[Foundation-l] Dealing with interwiki disruption

Wily D wilydoppelganger at gmail.com
Thu Apr 24 22:04:39 UTC 2008

On Thu, Apr 24, 2008 at 2:52 PM, David Gerard <dgerard at gmail.com> wrote:
> 2008/4/24 Marcus Buck <me at marcusbuck.org>:
> > White Cat hett schreven:
>  > > Has there been any discussion on this matter? If a user is being disruptive
>  >  > on a wiki he or she will eventually end up getting blocked for it. If the
>  >  > same user decides to continue this disruption he was blocked for on other
>  >  > wikis, particularly sister projects, commons, meta and etc how should he or
>  >  > she be treated.
>  >  > I know every wiki is independent. But letting a disruptive user become the
>  >  > source of agony on many wikis seems like a problematic thing to do.

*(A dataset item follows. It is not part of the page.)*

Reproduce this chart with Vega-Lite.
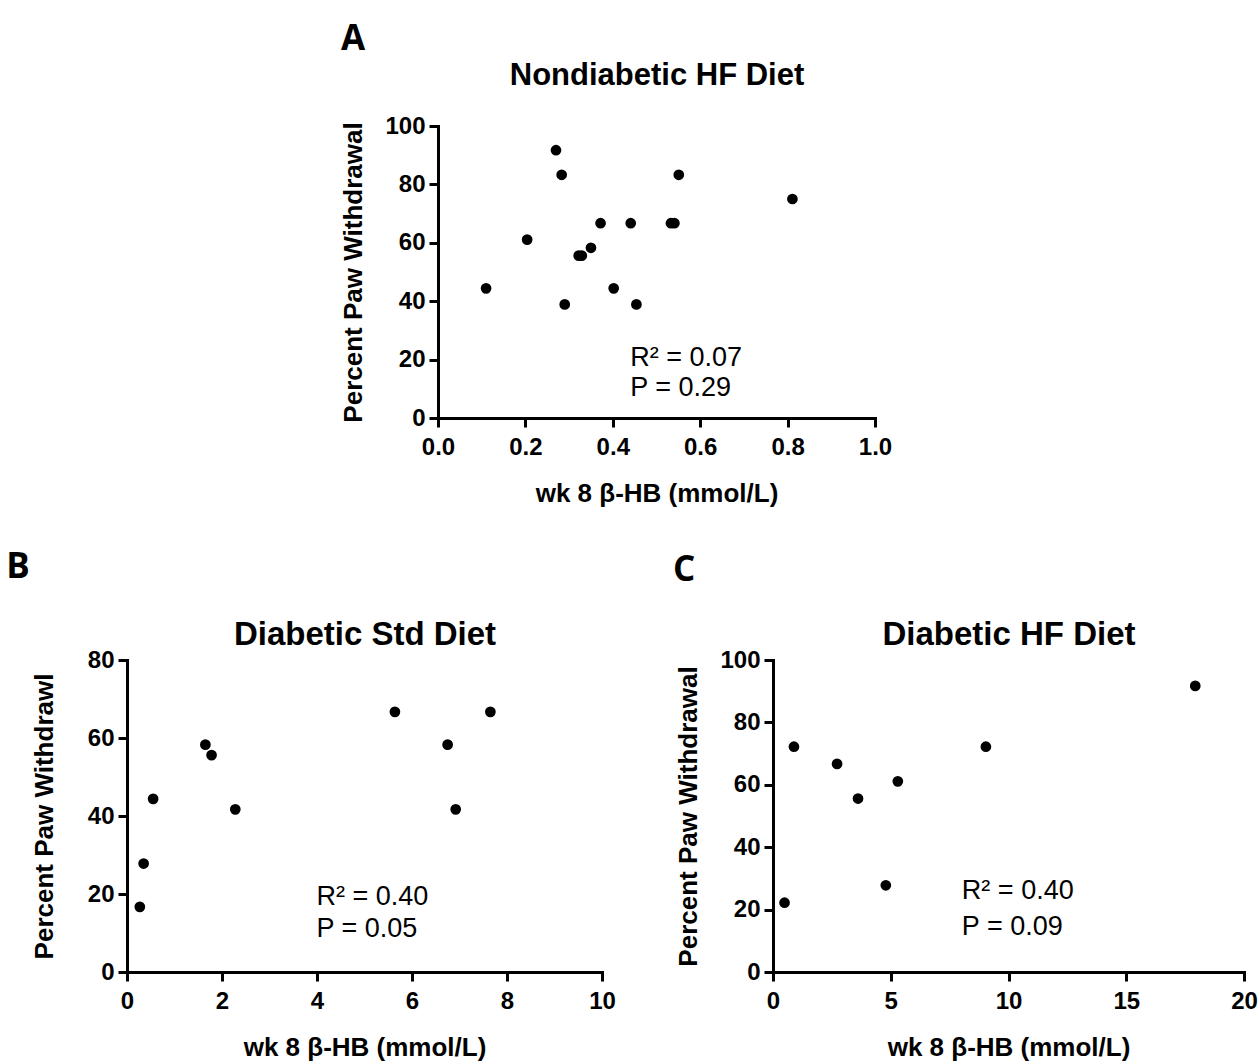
{
  "$schema": "https://vega.github.io/schema/vega-lite/v6.json",
  "background": "white",
  "padding": {"left": 6, "top": 22, "right": 5, "bottom": 5},
  "datasets": {
    "a": [
      {"x": 0.11, "y": 44.4}, {"x": 0.204, "y": 61.1}, {"x": 0.27, "y": 91.7}, {"x": 0.283, "y": 83.3},
      {"x": 0.29, "y": 38.9}, {"x": 0.322, "y": 55.6}, {"x": 0.329, "y": 55.6}, {"x": 0.35, "y": 58.3},
      {"x": 0.372, "y": 66.7}, {"x": 0.402, "y": 44.4}, {"x": 0.441, "y": 66.7}, {"x": 0.454, "y": 38.9},
      {"x": 0.533, "y": 66.7}, {"x": 0.541, "y": 66.7}, {"x": 0.551, "y": 83.3}, {"x": 0.811, "y": 75.0}
    ],
    "b": [
      {"x": 0.27, "y": 16.7}, {"x": 0.35, "y": 27.8}, {"x": 0.55, "y": 44.4}, {"x": 1.65, "y": 58.3},
      {"x": 1.78, "y": 55.6}, {"x": 2.28, "y": 41.7}, {"x": 5.64, "y": 66.7}, {"x": 6.75, "y": 58.3},
      {"x": 6.92, "y": 41.7}, {"x": 7.65, "y": 66.7}
    ],
    "c": [
      {"x": 0.49, "y": 22.2}, {"x": 0.89, "y": 72.2}, {"x": 2.72, "y": 66.7}, {"x": 3.61, "y": 55.6},
      {"x": 4.79, "y": 27.8}, {"x": 5.3, "y": 61.1}, {"x": 9.04, "y": 72.2}, {"x": 17.93, "y": 91.7}
    ],
    "notesA": [{"x": 0.44, "y": 17.8, "label": "R² = 0.07"}, {"x": 0.44, "y": 7.5, "label": "P = 0.29"}],
    "notesB": [{"x": 3.99, "y": 17.2, "label": "R² = 0.40"}, {"x": 3.99, "y": 9.05, "label": "P = 0.05"}],
    "notesC": [{"x": 8.02, "y": 23.3, "label": "R² = 0.40"}, {"x": 8.02, "y": 11.9, "label": "P = 0.09"}]
  },
  "spacing": 44,
  "vconcat": [
    {
      "bounds": "flush",
      "spacing": 10,
      "hconcat": [
        {"width": 301, "height": 292, "data": {"values": []}, "mark": "point", "encoding": {}},
        {
          "width": 437, "height": 292,
          "title": {"text": "A", "anchor": "start", "frame": "bounds", "offset": 2, "dx": 0},
          "layer": [
            {
              "data": {"name": "a"},
              "mark": {"type": "point", "filled": true, "size": 115, "color": "black", "opacity": 1},
              "encoding": {
                "x": {"field": "x", "type": "quantitative", "scale": {"domain": [0, 1]},
                      "axis": {"orient": "bottom", "title": "wk 8 β-HB (mmol/L)", "values": [0, 0.2, 0.4, 0.6, 0.8, 1], "format": ".1f"}},
                "y": {"field": "y", "type": "quantitative", "scale": {"domain": [0, 100]},
                      "axis": {"title": "Percent Paw Withdrawal", "values": [0, 20, 40, 60, 80, 100], "titlePadding": 18, "labelPadding": 4}}
              }
            },
            {
              "data": {"name": "notesA"},
              "mark": {"type": "text", "align": "left", "baseline": "alphabetic", "font": "Liberation Sans", "fontSize": 27, "color": "black"},
              "encoding": {
                "x": {"field": "x", "type": "quantitative",
                      "axis": {"orient": "top", "title": "Nondiabetic HF Diet", "labels": false, "ticks": false, "domain": false, "titleFontSize": 31, "titlePadding": 35}},
                "y": {"field": "y", "type": "quantitative",
                      "axis": {"title": "Percent Paw Withdrawal", "values": [0, 20, 40, 60, 80, 100], "titlePadding": 18, "labelPadding": 4}},
                "text": {"field": "label"}
              }
            }
          ],
          "resolve": {"axis": {"x": "independent"}}
        }
      ]
    },
    {
      "bounds": "flush",
      "spacing": 171,
      "hconcat": [
        {
          "width": 475, "height": 312,
          "title": {"text": "B", "anchor": "start", "frame": "bounds", "offset": 33, "dx": -25},
          "layer": [
            {
              "data": {"name": "b"},
              "mark": {"type": "point", "filled": true, "size": 115, "color": "black", "opacity": 1},
              "encoding": {
                "x": {"field": "x", "type": "quantitative", "scale": {"domain": [0, 10]},
                      "axis": {"orient": "bottom", "title": "wk 8 β-HB (mmol/L)", "values": [0, 2, 4, 6, 8, 10]}},
                "y": {"field": "y", "type": "quantitative", "scale": {"domain": [0, 80]},
                      "axis": {"title": "Percent Paw Withdrawl", "values": [0, 20, 40, 60, 80], "titlePadding": 30, "labelPadding": 4}}
              }
            },
            {
              "data": {"name": "notesB"},
              "mark": {"type": "text", "align": "left", "baseline": "alphabetic", "font": "Liberation Sans", "fontSize": 27, "color": "black"},
              "encoding": {
                "x": {"field": "x", "type": "quantitative",
                      "axis": {"orient": "top", "title": "Diabetic Std Diet", "labels": false, "ticks": false, "domain": false, "titleFontSize": 33, "titlePadding": 9}},
                "y": {"field": "y", "type": "quantitative",
                      "axis": {"title": "Percent Paw Withdrawl", "values": [0, 20, 40, 60, 80], "titlePadding": 30, "labelPadding": 4}},
                "text": {"field": "label"}
              }
            }
          ],
          "resolve": {"axis": {"x": "independent"}}
        },
        {
          "width": 471, "height": 312,
          "title": {"text": "C", "anchor": "start", "frame": "bounds", "offset": 30, "dx": -3},
          "layer": [
            {
              "data": {"name": "c"},
              "mark": {"type": "point", "filled": true, "size": 115, "color": "black", "opacity": 1},
              "encoding": {
                "x": {"field": "x", "type": "quantitative", "scale": {"domain": [0, 20]},
                      "axis": {"orient": "bottom", "title": "wk 8 β-HB (mmol/L)", "values": [0, 5, 10, 15, 20]}},
                "y": {"field": "y", "type": "quantitative", "scale": {"domain": [0, 100]},
                      "axis": {"title": "Percent Paw Withdrawal", "values": [0, 20, 40, 60, 80, 100], "titlePadding": 18, "labelPadding": 4}}
              }
            },
            {
              "data": {"name": "notesC"},
              "mark": {"type": "text", "align": "left", "baseline": "alphabetic", "font": "Liberation Sans", "fontSize": 27, "color": "black"},
              "encoding": {
                "x": {"field": "x", "type": "quantitative",
                      "axis": {"orient": "top", "title": "Diabetic HF Diet", "labels": false, "ticks": false, "domain": false, "titleFontSize": 33, "titlePadding": 9}},
                "y": {"field": "y", "type": "quantitative",
                      "axis": {"title": "Percent Paw Withdrawal", "values": [0, 20, 40, 60, 80, 100], "titlePadding": 18, "labelPadding": 4}},
                "text": {"field": "label"}
              }
            }
          ],
          "resolve": {"axis": {"x": "independent"}}
        }
      ]
    }
  ],
  "config": {
    "view": {"stroke": null},
    "axis": {
      "grid": false,
      "domainColor": "black", "domainWidth": 3, "domainCap": "square",
      "tickColor": "black", "tickWidth": 3, "tickSize": 9,
      "labelColor": "black", "labelFont": "Liberation Sans", "labelFontSize": 24, "labelFontWeight": "bold",
      "labelPadding": 8, "labelFlush": false, "labelOverlap": false,
      "titleColor": "black", "titleFont": "Liberation Sans", "titleFontSize": 26, "titleFontWeight": "bold",
      "titlePadding": 21
    },
    "title": {"font": "Open Sans", "fontSize": 35, "fontWeight": "bold", "color": "black"}
  }
}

> >  That should be decided by the projects he or she is disrupting,
>  >  shouldn't it? If they feel being disrupted, they will block, if not they
>  >  won't. Where do you see problems with this way of handling it?
>  Depends on what the person is doing. I referred previously to how the
>  main reason for global IP blocking is so as to deal with persistent
>  cross-wiki vandals; many take to trying to harass people (e.g.
>  blocking admins, previous wiki-foes) on other wikis, vandalising in
>  their names, etc. (SUL helps with this, but many targets are not
>  admins.) The cases I'm thinking of are bad editors who are
>  sufficiently unambiguously vandalising and/or harassing that a steward
>  could clearly act, for instance.
>  - d.
Indeed, I don't think White Cat's example is the purpose of this -
this is for cases of clear-cut vandalism across wikis - Examples
include the time I went and scrubbed "Wikipedia is Communism" off the
Navajo Wikipedia on a couple dozen pages (including the main page!).
A global block is needed in a case like that.